Twitch streamers in Russia lose livelihoods as sanctions hit home

Twitch informed affected Russian streamers of its plans via email. (Twitch is owned by Amazon, whose founder, Jeff Bezos, owns The Washington Post.)

“Payouts to the financial institution associated with your Twitch account have been blocked as a result of sanctions,” read the email. “Twitch complies with economic sanctions imposed by the United States and other governments, and is complying with those imposed in response to the situation in Ukraine. These sanctions may limit or impact your access to payouts, ability to monetize your stream, and/or financially support other creators.”

The email from Twitch went on to add that “we appreciate how frustrating and difficult this is and would like to reassure you that if you can’t provide an alternative financial institution, we will do our best to pay you revenue you have earned as soon as we are permitted to do so.”

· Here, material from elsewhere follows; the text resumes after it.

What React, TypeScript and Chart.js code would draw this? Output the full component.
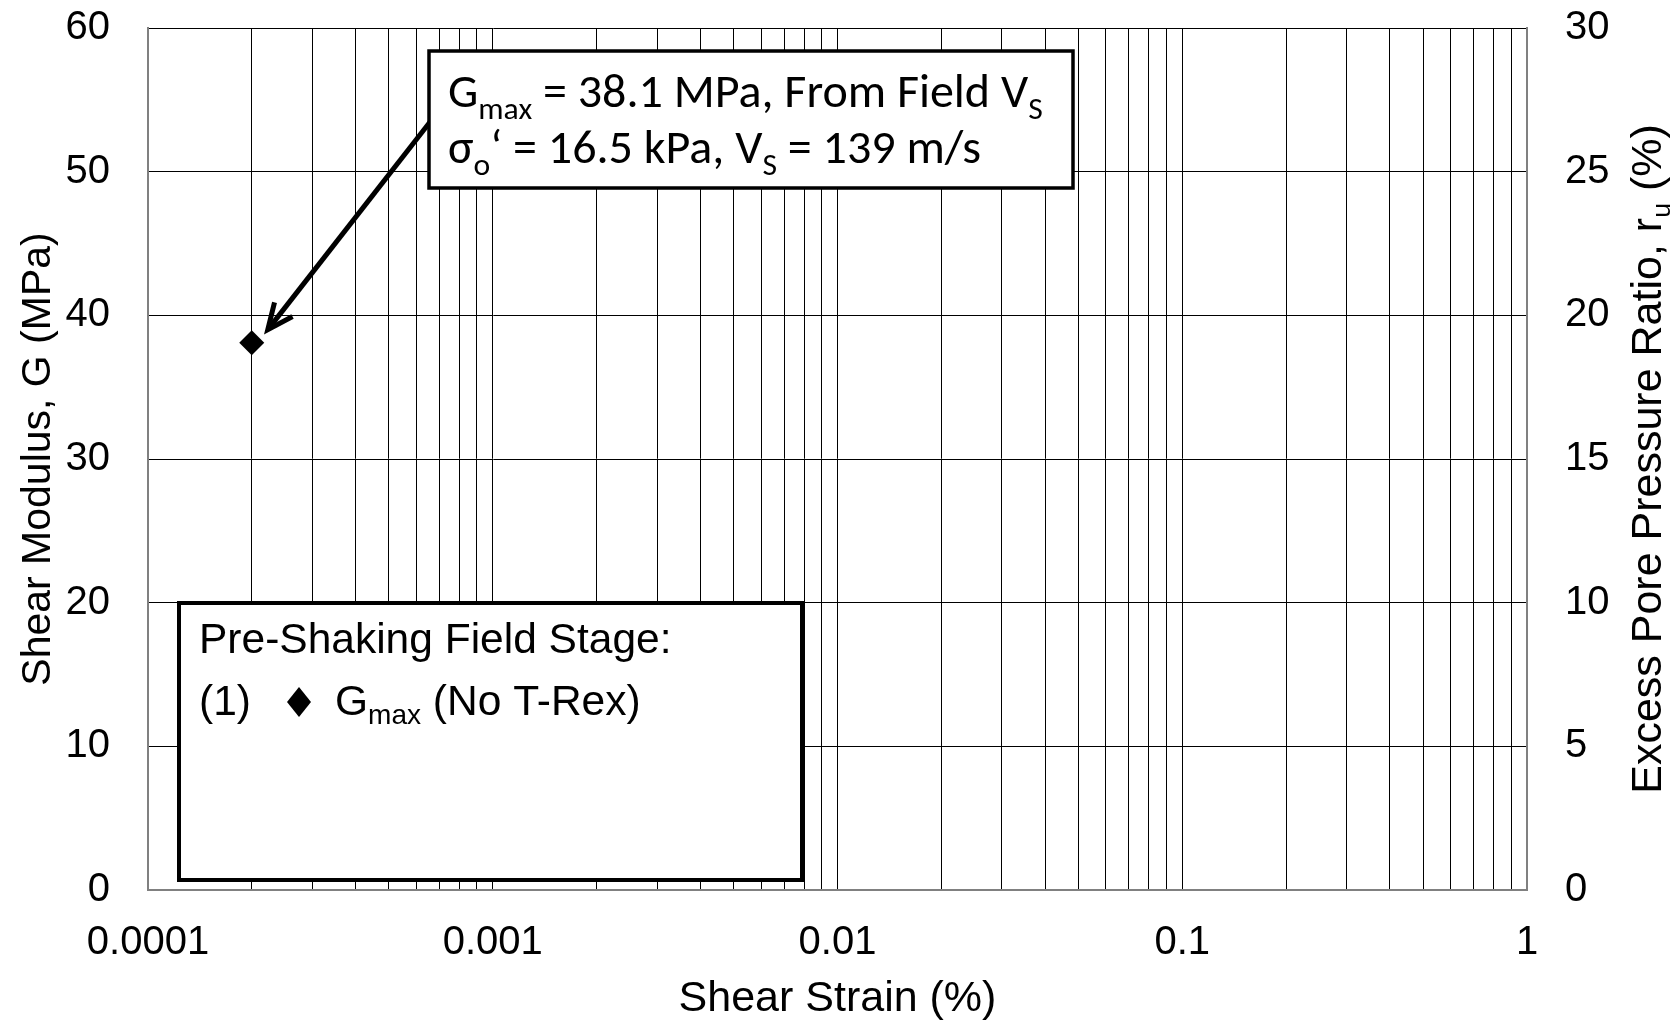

PayPal, which was cited as the only remaining option by some streamers on Saturday, suspended its services in Russia on Sunday. Now, there is effectively no way for many Russian streamers to make money and it’s impossible to know when Twitch will be able to reopen its pocketbook to Russian streamers.

“I feared it and knew it could happen, but didn’t expect it to happen this soon and overnight over the weekend,” a Russian Twitch partner named Lina, who declined to share her last name told The Post. Despite the lack of income, she plans to continue streaming. “My community worries and showing up and talking to them, telling them how I feel, how things are, letting them see my face and my emotions about the situation is the least I can do.” The past 12 days have been some of the most stressful of her life, she said, but her Twitch community has helped keep her “sane.”

Another Twitch streamer based out of Russia who goes by the handle Decc also plans to keep streaming despite having no means of making money for the foreseeable future.

“Yes, I am going to continue to stream,” said Decc, who like Lina declined to provide his real name out of concern for his safety. “I do believe in these hard times a lot of people need a distraction from all the world events, and I keep a pretty comfy nonpolitical broadcast.”

One of the biggest Russian Twitch streamers, Alexey “Jesus AVGN” Gubanov, said he had to flee Russia and move to the United States because of his stance against Russian President Vladimir Putin. Still, he’s been impacted by the sanctions. “I have been blocked from payments from Twitch, many advertisers have left the Russian market and my Visa and Mastercard cards will soon be blocked abroad,” Gubanov, who received the same email as many other Russian streamers, told The Post. “For many years I have been against the Putin regime, because of which I had to flee my home country, and yet I still have to answer for all the terrible actions of Putin, even in another country.”

Lina explained that sanctions have made it near-impossible for her to leave Russia, and will soon leave her with little access to the outside world. “If I can no longer pay for [a virtual private network], I am cut off from the independent Internet,” she said. “I am only left with the Russian propaganda and cannot see what is truly going on in the world.”

Not every Russian streamer has received the email. A couple streamers with whom The Post spoke, including Lina, speculated that it was because they already had their payout method set to PayPal. Despite this, they too are uncertain whether they’ll receive their next paycheck.

This comes after a flurry of rumors in the immediate aftermath of the invasion; some outlets reported that Twitch had blocked Russian streamers entirely, though that turned out to be untrue. However, Russia recently passed a “fake news” law that threatens those disseminating anything the Kremlin deems false about the invasion with prison time, causing TikTok to block new livestreams and videos in the country. On Friday, Russia’s communications agency also announced that it would be blocking Facebook. Meanwhile, one Russian politician, Duma state deputy Roman Teryushkov, has called for the country to ban Twitch. All of this means that more could be in store for already exasperated Russian Twitch streamers.

“I am sure that Twitch will not block Russian streamers, but the fact that the Russian authorities can block Twitch in their country is a very real possibility,” Gubanov said.

“I can’t say I’ve been hurt by sanctions yet, aside from the payouts issue,” Decc said, “but I feel like this is only the beginning.”